6 Let wind and weather do its worst,
Be you to us but kind;
Let Dutchmen vapour, Spaniards curse,
No sorrow we shall find:
'Tis then no matter how things go,
Or who's our friend, or who's our foe.
With a fa, &c.
7 To pass our tedious hours away,
We throw a merry main;
Or else at serious ombre play:
But why should we in vain
Each other's ruin thus pursue?
We were undone when we left you.
With a fa, &c.
8 But now our fears tempestuous grow,
And cast our hopes away;
Whilst you, regardless of our woe,
Sit careless at a play:
Perhaps, permit some happier man
To kiss your hand, or flirt your fan.
With a fa, &c.
9 When any mournful tune you hear,
That dies in every note,
As if it sighed with each man's care,
For being so remote,
Think how often love we've made
To you, when all those tunes were played.
With a fa, &c.
10 In justice you can not refuse
To think of our distress,
When we for hopes of honour lose
Our certain happiness;
All those designs are but to prove
Ourselves more worthy of your love.
With a fa, &c.
11 And now we've told you all our loves,
And likewise all our fears,
In hopes this declaration moves
Some pity from your tears;
Let's hear of no inconstancy,
We have too much of that at sea.
With a fa, la, la, la, la.
JOHN PHILIPS.
Bampton in Oxfordshire was the birthplace of this poet.

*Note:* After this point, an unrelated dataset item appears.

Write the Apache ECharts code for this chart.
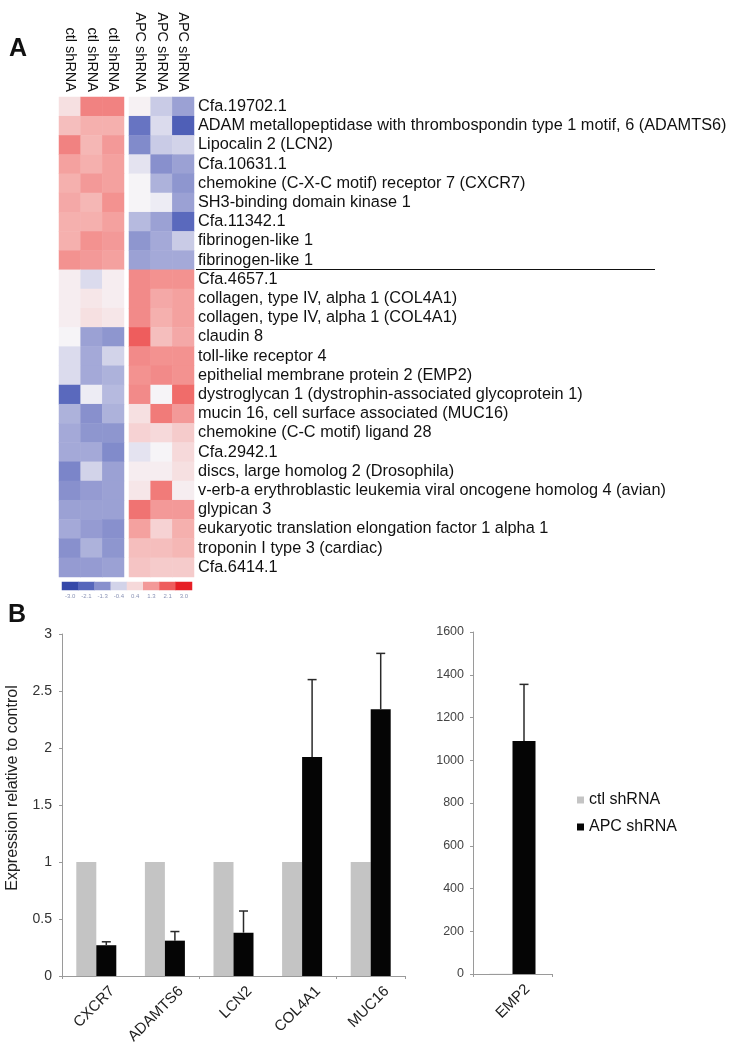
<!DOCTYPE html>
<html><head><meta charset="utf-8">
<script src="https://cdn.jsdelivr.net/npm/echarts@6/dist/echarts.min.js"></script>
<style>html,body{margin:0;padding:0;background:#fff}#c{width:736px;height:1050px}</style>
</head><body><div id="c"></div>
<script>
const ctlSamples = ['ctl shRNA','ctl shRNA ','ctl shRNA  '];
const apcSamples = ['APC shRNA','APC shRNA ','APC shRNA  '];
const genes = [
 'Cfa.19702.1',
 'ADAM metallopeptidase with thrombospondin type 1 motif, 6 (ADAMTS6)',
 'Lipocalin 2 (LCN2)',
 'Cfa.10631.1',
 'chemokine (C-X-C motif) receptor 7 (CXCR7)',
 'SH3-binding domain kinase 1',
 'Cfa.11342.1',
 'fibrinogen-like 1',
 'fibrinogen-like 1 ',
 'Cfa.4657.1',
 'collagen, type IV, alpha 1 (COL4A1)',
 'collagen, type IV, alpha 1 (COL4A1) ',
 'claudin 8',
 'toll-like receptor 4',
 'epithelial membrane protein 2 (EMP2)',
 'dystroglycan 1 (dystrophin-associated glycoprotein 1)',
 'mucin 16, cell surface associated (MUC16)',
 'chemokine (C-C motif) ligand 28',
 'Cfa.2942.1',
 'discs, large homolog 2 (Drosophila)',
 'v-erb-a erythroblastic leukemia viral oncogene homolog 4 (avian)',
 'glypican 3',
 'eukaryotic translation elongation factor 1 alpha 1',
 'troponin I type 3 (cardiac)',
 'Cfa.6414.1'
];
const ctlValues = [
 [0.3,1.6,1.6],[0.8,1.0,1.0],[1.6,0.9,1.3],[1.2,1.0,1.2],[1.0,1.3,1.2],
 [1.1,0.9,1.4],[1.0,1.0,1.2],[1.0,1.4,1.3],[1.4,1.3,1.2],
 [0.1,-0.3,0.1],[0.1,0.2,0.1],[0.1,0.3,0.2],[0.0,-1.0,-1.2],[-0.3,-0.9,-0.4],
 [-0.3,-0.9,-0.8],[-2.0,-0.1,-0.7],[-0.8,-1.3,-0.8],[-0.9,-1.2,-1.2],[-0.9,-0.9,-1.4],
 [-1.5,-0.4,-1.0],[-1.3,-1.1,-1.0],[-1.0,-1.0,-1.0],[-0.9,-1.1,-1.3],[-1.3,-0.8,-1.2],
 [-1.1,-1.1,-1.0]
];
const apcValues = [
 [0.05,-0.5,-1.0],[-1.8,-0.3,-2.3],[-1.4,-0.5,-0.4],[-0.2,-1.3,-1.0],[0.0,-0.8,-1.2],
 [0.0,-0.1,-1.0],[-0.7,-1.0,-2.0],[-1.2,-0.9,-0.5],[-1.0,-0.9,-0.9],
 [1.5,1.4,1.4],[1.5,1.1,1.2],[1.5,1.0,1.2],[2.1,0.8,1.1],[1.5,1.4,1.4],
 [1.4,1.5,1.4],[1.5,0.0,1.9],[0.3,1.7,1.3],[0.5,0.4,0.6],[-0.2,0.0,0.4],
 [0.1,0.1,0.3],[0.2,1.7,0.1],[1.8,1.3,1.3],[1.2,0.5,1.0],[0.8,0.8,0.9],
 [0.7,0.6,0.6]
];
const scaleLabels = ['-3.0','-2.1','-1.3','-0.4','0.4','1.3','2.1','3.0'];
const scaleValues = [-3.0,-2.1,-1.3,-0.4,0.4,1.3,2.1,3.0];

const qpcrGenes = ['CXCR7','ADAMTS6','LCN2','COL4A1','MUC16'];
const ctlQ = [1,1,1,1,1];
const apcQ = [0.27,0.31,0.38,1.92,2.34];
const apcQErr = [0.03,0.08,0.19,0.68,0.49];
const empGenes = ['EMP2'];
const ctlEmp = [1];
const apcEmp = [1090];
const apcEmpErr = [265];
const seriesNames = ['ctl shRNA','APC shRNA'];

const FONT = '"Liberation Sans", Arial, Helvetica, sans-serif';

function cells(rows){
  const out=[];
  rows.forEach((r,y)=>r.forEach((v,x)=>out.push([x,y,v])));
  return out;
}
function errBar(barW){
  return function(params, api){
    const i=api.value(0), v=api.value(1), e=api.value(2);
    const b=api.coord([i,v]), t=api.coord([i,v+e]);
    const x=b[0]+barW/2;
    const st={stroke:'#2a2a2a',lineWidth:1.5};
    return {type:'group',children:[
      {type:'line',shape:{x1:x,y1:b[1],x2:x,y2:t[1]},style:st},
      {type:'line',shape:{x1:x-4.5,y1:t[1],x2:x+4.5,y2:t[1]},style:st}
    ]};
  };
}

const chart = echarts.init(document.getElementById('c'), null, {renderer:'canvas'});
const hideAxis = {axisLine:{show:false},axisTick:{show:false},splitLine:{show:false}};
const colLabel = {rotate:90,fontSize:14.5,color:'#111',margin:5,fontFamily:FONT,interval:0,
  formatter:v=>v.trim()};
const barXLabel = {rotate:45,fontSize:15,color:'#222',margin:13,interval:0,fontFamily:FONT};

chart.setOption({
  animation:false,
  backgroundColor:'#fff',
  title:[
    {text:'A',left:9,top:37,padding:0,textStyle:{fontSize:25,fontWeight:'bold',color:'#111',fontFamily:FONT}},
    {text:'B',left:8,top:603,padding:0,textStyle:{fontSize:25,fontWeight:'bold',color:'#111',fontFamily:FONT}}
  ],
  visualMap:{type:'continuous',show:false,min:-3,max:3,seriesIndex:[0,1,2],
    inRange:{color:['#3548a9','#5a69bd','#9ba1d4','#f6f4f7','#f5b0ae','#ef6463','#e61f25']}},
  legend:{data:seriesNames,orient:'vertical',left:572,top:787,itemWidth:7,itemHeight:7,itemGap:11,
    icon:'rect',textStyle:{fontSize:16,color:'#111',fontFamily:FONT}},
  grid:[
    {left:59,top:97,width:65,height:480},
    {left:129,top:97,width:65,height:480},
    {left:62,top:582,width:130,height:8},
    {left:62,top:634,width:343,height:342},
    {left:473,top:632,width:79,height:342},
    {left:78,top:634,width:343,height:342},
    {left:488,top:632,width:79,height:342}
  ],
  xAxis:[
    {gridIndex:0,type:'category',position:'top',data:ctlSamples,axisLabel:colLabel,...hideAxis},
    {gridIndex:1,type:'category',position:'top',data:apcSamples,axisLabel:colLabel,...hideAxis},
    {gridIndex:2,type:'category',position:'bottom',data:scaleLabels,...hideAxis,
      axisLabel:{fontSize:6,color:'#8a93b5',margin:3,interval:0,fontFamily:FONT}},
    {gridIndex:3,type:'category',data:qpcrGenes,
      axisLine:{lineStyle:{color:'#9a9a9a',width:1}},
      axisTick:{show:true,alignWithLabel:false,length:3,lineStyle:{color:'#9a9a9a'}},
      axisLabel:{show:false}},
    {gridIndex:4,type:'category',data:empGenes,
      axisLine:{lineStyle:{color:'#9a9a9a',width:1}},
      axisTick:{show:true,length:3,lineStyle:{color:'#9a9a9a'}},
      axisLabel:{show:false}},
    {gridIndex:5,type:'category',data:qpcrGenes,...hideAxis,axisLabel:barXLabel},
    {gridIndex:6,type:'category',data:empGenes,...hideAxis,axisLabel:barXLabel}
  ],
  yAxis:[
    {gridIndex:0,type:'category',data:genes,inverse:true,show:false},
    {gridIndex:1,type:'category',data:genes,inverse:true,position:'right',...hideAxis,
      axisLabel:{align:'left',margin:4,fontSize:16.3,color:'#111',interval:0,fontFamily:FONT,formatter:v=>v.trim()}},
    {gridIndex:2,type:'category',data:['scale'],show:false},
    {gridIndex:3,type:'value',min:0,max:3,interval:0.5,
      name:'Expression relative to control',nameLocation:'middle',nameRotate:90,nameGap:41,
      nameTextStyle:{fontSize:16,color:'#222',fontFamily:FONT,padding:[0,0,0,34]},
      axisLine:{show:true,lineStyle:{color:'#9a9a9a',width:1}},
      axisTick:{show:true,length:3,lineStyle:{color:'#9a9a9a'}},
      splitLine:{show:false},
      axisLabel:{fontSize:14,color:'#333',margin:10,fontFamily:FONT}},
    {gridIndex:4,type:'value',min:0,max:1600,interval:200,
      axisLine:{show:true,lineStyle:{color:'#9a9a9a',width:1}},
      axisTick:{show:true,length:3,lineStyle:{color:'#9a9a9a'}},
      splitLine:{show:false},
      axisLabel:{fontSize:12.5,color:'#444',margin:9,fontFamily:FONT,formatter:v=>String(v)}},
    {gridIndex:5,type:'value',show:false},
    {gridIndex:6,type:'value',show:false}
  ],
  series:[
    {type:'heatmap',xAxisIndex:0,yAxisIndex:0,data:cells(ctlValues),itemStyle:{borderWidth:0}},
    {type:'heatmap',xAxisIndex:1,yAxisIndex:1,data:cells(apcValues),itemStyle:{borderWidth:0}},
    {type:'heatmap',xAxisIndex:2,yAxisIndex:2,data:scaleValues.map((v,i)=>[i,0,v]),itemStyle:{borderWidth:0}},
    {name:seriesNames[0],type:'bar',xAxisIndex:3,yAxisIndex:3,data:ctlQ,barWidth:20,barGap:'0%',
      itemStyle:{color:'#c4c4c4'}},
    {name:seriesNames[1],type:'bar',xAxisIndex:3,yAxisIndex:3,data:apcQ,barWidth:20,barGap:'0%',
      itemStyle:{color:'#050505'}},
    {type:'custom',xAxisIndex:3,yAxisIndex:3,renderItem:errBar(20),
      data:apcQ.map((v,i)=>[i,v,apcQErr[i]]),z:5},
    {name:seriesNames[0],type:'bar',xAxisIndex:4,yAxisIndex:4,data:ctlEmp,barWidth:23,barGap:'0%',
      itemStyle:{color:'#c4c4c4'}},
    {name:seriesNames[1],type:'bar',xAxisIndex:4,yAxisIndex:4,data:apcEmp,barWidth:23,barGap:'0%',
      itemStyle:{color:'#050505'}},
    {type:'custom',xAxisIndex:4,yAxisIndex:4,renderItem:errBar(23),
      data:apcEmp.map((v,i)=>[i,v,apcEmpErr[i]]),z:5}
  ],
  graphic:[
    {type:'line',shape:{x1:196,y1:269.5,x2:655,y2:269.5},style:{stroke:'#111',lineWidth:1.2}}
  ]
});
</script></body></html>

He was born on the 30th of December 1676. His father, Dr Stephen Philips, was archdeacon of Salop, as well as minister of Bampton. John, after some preliminary training at home, was sent to Winchester, where he distinguished himself by diligence and good-nature, and enjoyed two great luxuries,—the reading of Milton, and the having his head combed by some one while he sat still and in rapture for hours together. This pleasure he shared with Vossius, and with humbler persons of our acquaintance; the combing of whose hair, they tell us,
'Dissolves them into ecstasies,
And brings all heaven before their eyes.'
In 1694, he entered Christ Church, Cambridge. His intention was to prosecute the study of medicine, and he took great delight in the cognate pursuits of natural history and botany. His chief friend was Edmund Smith, (Rag Smith, as he was generally called,) a kind of minor Savage, well known in these times as the author of 'Phaedra and Hippolytus,' and for his cureless dissipation. In 1703, Philips produced 'The Splendid Shilling,' which proved a hit, and seems to have diverted his aspirations from the domains of Aesculapius to those of Apollo. Bolingbroke sought him out, and employed him, after the battle of Blenheim, to sing it in opposition to Addison, the laureate of the Whigs. At the house of the magnificent but unprincipled St John, Philips wrote his 'Blenheim,' which was published in 1705. The year after, his 'Cider,' a poem in two books, appeared, and was received with great applause. Encouraged by this, he projected a poem on the Last Day, which all who are aware of the difficulties of the subject, and the limitations of the author's genius, must rejoice that he never wrote. Consumption and asthma removed him prematurely on the 15th of February 1708, ere he had completed his thirty-third year. He was buried in Hereford Cathedral, and Sir Simon Harcourt, afterwards Lord Chancellor, erected a monument to his memory in Westminster Abbey.